I can enumerate all of these steps not because (or not only because) my day job is computer programming and I tend to think that way by default, but because that is often the way my wife and I have to approach getting the little guy to do just about anything. He is easily distracted and a bit on the scattered side, and we have learned through long, hard trial and error over the years that saying something like “go upstairs and get dressed” rarely works out. Too many opportunities for his thoughts to be diverted, or for him to forget what he was in the middle of doing and what’s supposed to come next. If we stay close, and say out loud each and every action he’s supposed to take, he can stay on task, but if not … we may end up hearing later about an amazing adventure that a dragon, an astronaut and wonder Woman went on, but we will be hearing it from a child who is naked except for one sock.

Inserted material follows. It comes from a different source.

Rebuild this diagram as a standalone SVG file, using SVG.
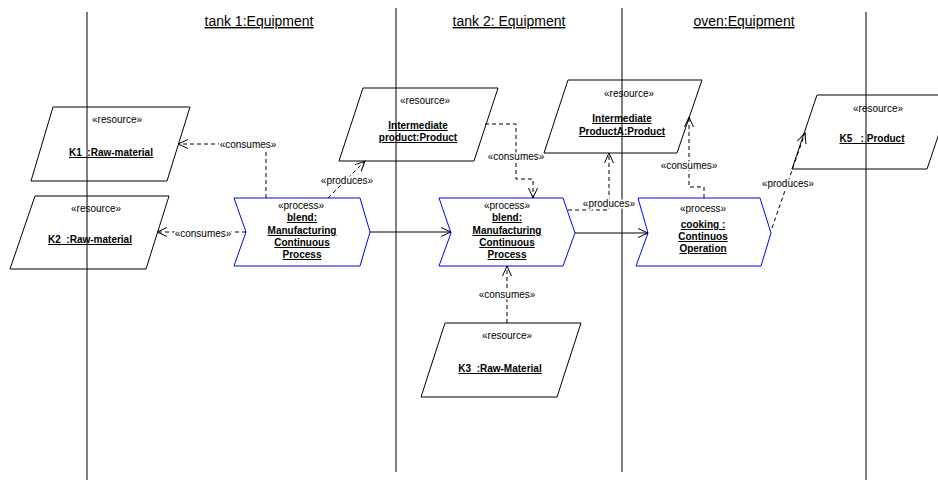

And on the one hand we’ve come to accept this quirkiness of the little guy’s, while on the other hand we are working with him on it because in certain arenas (school, mostly) it’s simply not going to work out well for him if he wanders off constantly and never finishes anything on his own. So I have to admit it was extremely gratifying to see him complete a 10-step task without incident. He even avoided the pitfall I myself am prone to succumb to to this day, which is filling the cup entirely too full in step 6. He did everything the right way and in the right order, and it’s a minor, minor thing but still fairly encouraging. Reason to smile, at the very least.

It’s certainly not the watershed moment after which everything will change, I know that. He’s still inherently resistant to giving things full and necessary attention, unless it’s something he really wants for himself. (He must have been jonesing something fierce for milk.) Some time, I don’t know, a couple-few months ago I started encouraging, and then insisting on, him washing himself in the tub. And now, it’s still something where I have to verbally walk him through it, so it’s hardly saving me any time (it probably takes longer this way) but it just seems age-apprpriate for him, and so. But just the other night, he looked at me with profound (manufactured) sadness and said, “My life was better when you used to wash me.” Which got him in response a slightly (but only slightly) more sympathetic version of “too bad, suck it up”. So, he has a way to go towards proper autonomy, and I will actually consider it a significant victory for both of us when and if he gets there, and if he never ever 100% does, I will not be utterly shocked. Some people always need a little smidge of extra looking after. Hopefully they have other virtues that outweigh this fact.

The funny thing is that the little girl seems to be racing for autonomy with much less, if any, prompting. (Which is in itself delightfully recursive.) She can wash herself in the tub just fine, and only needed to be offered the opportunity to demonstrate such ability, rather than a steady campaign of gently escalating insistence. I worry a great deal of the time about her as the only girl sibling and the middle child and every other tough luck circumstance she’s been dealt, but every now and then I think it might all work out for the best, because she’ll be the kind of person who rises to the challenge and overcomes the adversity rather than allowing herself to be held back by it. And more power to her.

Of course every coin has two sides, and in the case of my daughter that means that her determination and independent spirit apply to everything, not just the things that make my and my wife’s lives easier. All well and good if we want her to do something on her own which she also wants to do on her own, but if we butt heads, dang that girl has some battle-tested horns.

So as always our own children gives us plenty of potent reminders that we should be careful what we wish for. If we have to micromanage them, at least we always know what they’re doing. If we have to rein them in from remaking the entire world (or at least large sections of our house) in their own image, at least we can sometimes channel that energy in productive directions. It’s a mixed bag, and every day is an adventure. Plus some day my wife and I will be old, and we will no doubt both butt heads with our kids and need them to help us get through the simple things they take for granted. So what goes around comes around, at that.